Sunday, March 21, 2010

More on Happiness: Can 79 College Students be Wrong?



The New York Times blog tells us that happiness comes from deep discussion, and not from shallow. That's based on the experiences of 79 human guinea pigs at the University of Arizona, and I see the conclusion as an argument for getting a degree in creative writing. The late Carol Bly wrote about creative writing classes as oases of meaning in "American junk culture." So how about a slogan for AWP:
Study writing, get happy.

Farewell, tortured poet. Leave your troubles inside your garret. Come to the cabaret.

You can read about the Suicidal Poet Predictor in Scary Place to see the difference in vocabulary and subject between suicidal and non-suicidal poets. According to Scary Place,The poets who committed suicide used many more first-person singular self-references such as "I," "me" and "my" and fewer first-person plural words than did the non-suicidal poets [according to a study by psychologist James Pennebaker and graduate student Shannon Stirman in Psychosomatic Medicine].

"Issues of identity, isolation and connection to others is revealed in pronoun usage," Pennebaker said in an interview. "One of the most telling words of all is the word 'I.' People who are suicidal or depressed use 'I' at much, much higher rates, and there's also a corresponding drop in references to other people."

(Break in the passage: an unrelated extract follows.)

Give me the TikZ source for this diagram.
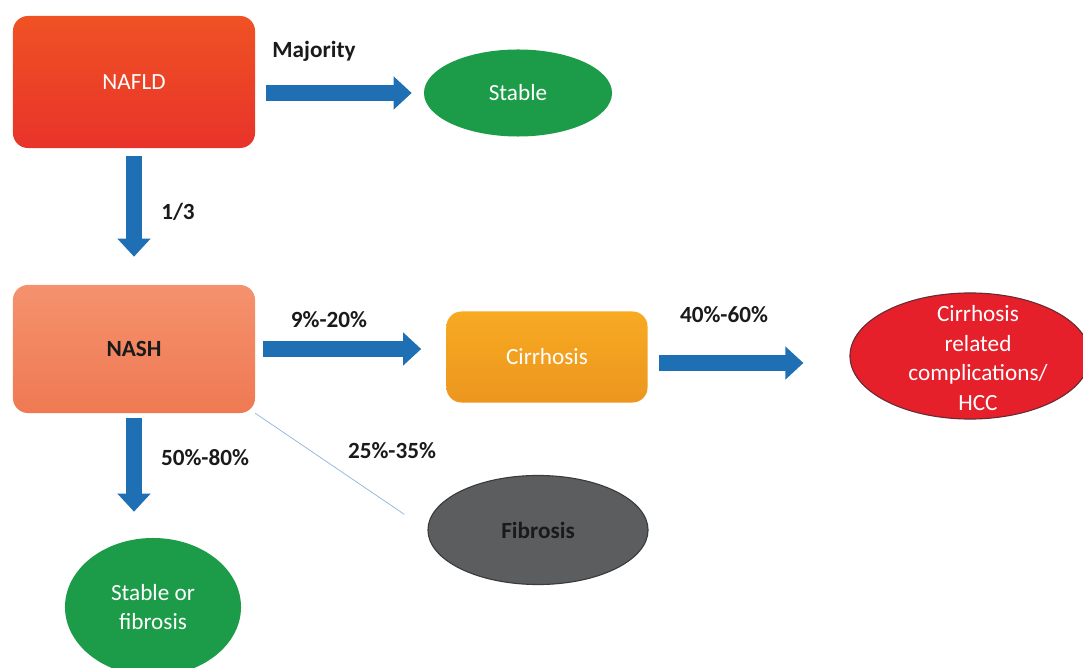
\documentclass[tikz,border=0pt]{standalone}
\usepackage{fontspec}
\setmainfont{Carlito}
\usetikzlibrary{shapes.geometric,arrows.meta}

\definecolor{nafldtop}{HTML}{EF5224}
\definecolor{nafldbot}{HTML}{E8332A}
\definecolor{nashtop}{HTML}{F4926D}
\definecolor{nashbot}{HTML}{EF7953}
\definecolor{cirrtop}{HTML}{F8AA22}
\definecolor{cirrbot}{HTML}{EC961E}
\definecolor{stablegreen}{HTML}{1C9B48}
\definecolor{fibgray}{HTML}{5B5D5F}
\definecolor{fibedge}{HTML}{3A3B3C}
\definecolor{hccred}{HTML}{E6202A}
\definecolor{hccedge}{HTML}{6B2A33}
\definecolor{flowblue}{HTML}{1F6FB5}
\definecolor{linkblue}{HTML}{8CB3DF}
\definecolor{lbltext}{HTML}{1A1A1A}

\begin{document}
\begin{tikzpicture}[x=0.025cm,y=-0.025cm,
  box/.style={rectangle,rounded corners=0.375cm,inner sep=0pt,font=\fontsize{16.5}{21}\selectfont},
  oval/.style={ellipse,inner sep=0pt,align=center,font=\fontsize{16.5}{21}\selectfont},
  flow/.style={draw=flowblue,line width=0.4cm,-{Triangle[width=0.8cm,length=0.45cm]}},
  link/.style={draw=linkblue,line width=0.5pt},
  lbl/.style={text=lbltext,font=\fontsize{16.5}{21}\selectfont\bfseries}]
\clip (0,0) rectangle (1083,668);

\node (nafld) [box,top color=nafldtop,bottom color=nafldbot,minimum width=6.05cm,minimum height=3.3cm,text=white] at (134,82) {NAFLD};
\node (stable) [oval,fill=stablegreen,minimum width=4.7cm,minimum height=2.175cm,text=white] at (518,93) {Stable};
\node (nash) [box,top color=nashtop,bottom color=nashbot,minimum width=6.05cm,minimum height=3.2cm,font=\fontsize{16.5}{21}\selectfont\bfseries,text=lbltext] at (134,349) {NASH};
\node (cirr) [box,top color=cirrtop,bottom color=cirrbot,minimum width=5.025cm,minimum height=2.275cm,text=white] at (547,357) {Cirrhosis};
\node (hcc) [oval,fill=hccred,draw=hccedge,line width=0.8pt,minimum width=6cm,minimum height=3.15cm] at (970,356) {};
\node (hcctext) [align=center,text=white,font=\fontsize{16.5}{21.3}\selectfont] at (978,358) {Cirrhosis\\related\\complications/\\HCC};
\node (fib) [oval,fill=fibgray,draw=fibedge,line width=0.8pt,minimum width=5.5cm,minimum height=2.725cm,font=\fontsize{16.5}{21}\selectfont\bfseries,text=lbltext] at (538,530) {Fibrosis};
\node (sof) [oval,fill=stablegreen,minimum width=4.4cm,minimum height=3.45cm,text=white] at (153,607) {Stable or\\fibrosis};

% arrows
\draw[flow,shorten <=0.275cm,shorten >=0.3cm] (nafld.east |- stable.west) -- (stable.west);
\draw[flow,shorten <=0.2cm,shorten >=0.7cm] (nafld.south) -- (nash.north);
\draw[flow,shorten <=0.2cm,shorten >=0.625cm] (nash.east) -- (nash.east -| cirr.west);
\draw[flow,shorten <=0.275cm,shorten >=1.15cm] ([yshift=-0.15cm]cirr.east) -- ([yshift=-0.15cm]cirr.east -| hcc.west);
\draw[flow,shorten <=0.125cm,shorten >=0.65cm] (nash.south) -- (nash.south |- sof.north);
\draw[link,shorten >=0.7cm] (nash.south east) -- (fib.west);

% labels
\node (lmaj) [lbl] at (314,51) {Majority};
\node (lthird) [lbl] at (178,212) {1/3};
\node (lcirr) [lbl] at (329,320) {9\%-20\%};
\node (lhcc) [lbl] at (724,315) {40\%-60\%};
\node (lsof) [lbl] at (205,458) {50\%-80\%};
\node (lfib) [lbl] at (392,451) {25\%-35\%};
\end{tikzpicture}
\end{document}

The suicidal poets also generally reduced their use of communication words such as "talk," "share" and "listen" over time heading toward their self-inflicted deaths, while the non-suicidal poets tended to increase their use of such words. The suicidal ones also used more words associated with death, but surprisingly the amount of words with negative emotion (for example, "hate") or positive emotion ("love") did not vary significantly between the groups.


Those of you who read this blog know that suffering is included with the price of admission. I remember once when I came home from college I was talking to my aunt B and we had both read The Bell Jar. I told her that Sylvia Plath (pictured above) had described the way I felt. She was surprised. Alarmed. And that was the end of it. I think Plath had already killed herself by then. I have not. She died before the really good drugs were invented. And the good drugs aren't good for everybody.


I met a woman today who lectures and writes about humor in the Bible. The funniest story? The Book of Job, she said. Seriously.